3.   Towards the conclusion of your health programme, look at your own symptoms and compare them to those you had before you started. If you have lost weight effectively, but have more pains, acne, hair fall, fatigue, insomnia, or anxiety, that is an indication of a poor programme.


4.   You should be looking at weight, symptom improvement, and better serum labs. All three should be correlated to gauge the effectiveness of the app that you were using. Since no app is going to personalise these aspects, it can only help if you become your own advocate.

Weight loss

Image: Shutterstock

Weight loss depends on so many things. Can an app really personalise this?

Weight loss can happen for a few people with observing calories and monitoring through an app. However, for several more, the health complications underlying weight loss resistance are so many. Let’s look at what some of the common health apps promise and dig a little deeper.


1.   Most popular apps promise a personalised diet plan based on health data and BMI. Health data only include parameters like height, weight, ideal weight, and BMI. Parameters of crucial importance such as blood sugar status, hormones, menstrual cycle details, and inflammatory markers are not even used. It is impractical for an app to integrate such data, but it promises you personalised plans. Do you ever wonder at this irony?


2.   Another common promise is that you can eat healthy by using this app. Eating healthy is a phrase that encompasses several hidden aspects. The truth is that food sensitivities are more common today. What is one person’s healthy food might be another’s poison. Integration of such personalised data to protect every person is out of the question.


3.   Counting calories is the common promise across all these health apps.
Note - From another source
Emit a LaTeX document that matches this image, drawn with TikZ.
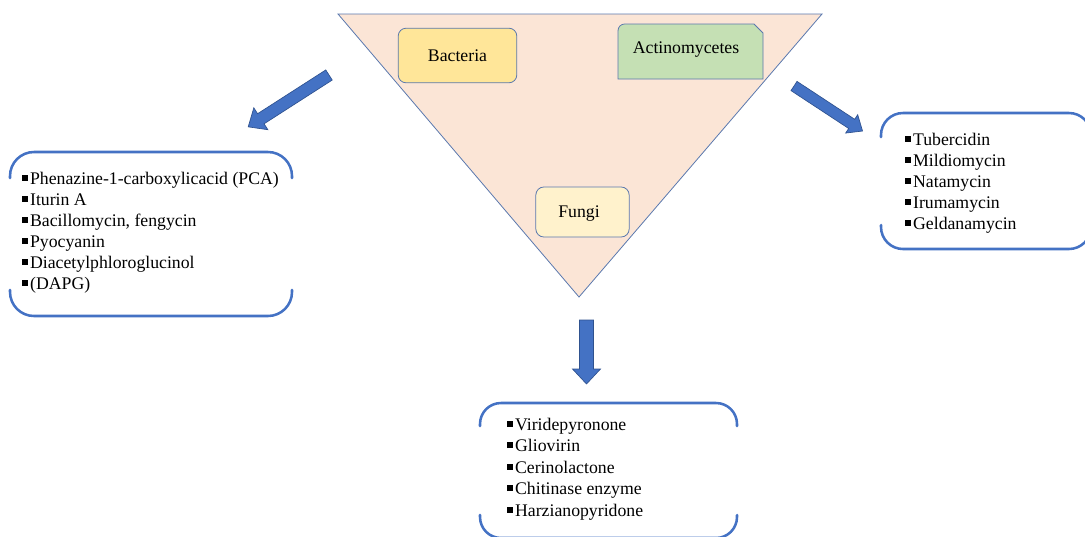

Calorie counting has been busted as an outdated approach to nutrition several times over. Globally, it is not redundant and cannot be used effectively to support a patient centric approach. It is also a stressful practice of eating, where you must keep counting and tracking every food that you eat. It is an approach that is cumbersome, stressful, and impossible to manage long term. Let’s not forget that it does not include anything to support health.


4.   Some health apps do promise a specialised diet plan to manage conditions like diabetes, hypothyroidism, PCOS, cholesterol, and hypertension. Within each of these conditions the root causes for everyone can be unique. Two people with hypothyroidism can have two totally different set of root causes. What you are getting is a cookie-cutter meal plan built vaguely to support each of these conditions, and then making you think that it has been created especially for you.


5.   Finally, nutrition and weight loss are more than knowing the ideal proportion of macronutrients. Any health plan should consider the food that you are eating based upon the optimal functioning of body systems. Suggesting a high fat plan for someone based on their weight, when they have elevated liver markers or fatty liver can result in them developing further health complications.

food diet

Image source: unsplash.com

Do weight loss apps work?

It is impossible for an app to personalise a plan for you just based on a few inputs. Not taking lab results into account can be an injustice to the person. What goes into creating a truly personalised plan for someone, which will support improvement with labs, symptoms, and weight, cannot be done through a health app. It can be useful to track your food and get some sense of accountability.

However, if you are looking at long-term health improvement and symptom relief, it is better that you make an investment in your health.

Preventive healthcare through working with a qualified nutritionist is a fraction of the cost of managing a chronic health condition. This is also where the missing piece lies. Most people are hesitant to support preventive healthcare.


Your choice of these apps should not be based upon how many downloads they have. You should still be watching all these key areas for yourself, to understand if it is helping you positively.


(Disclaimer: The views and opinions expressed in this article are those of the author and do not necessarily reflect the views of YourStory.)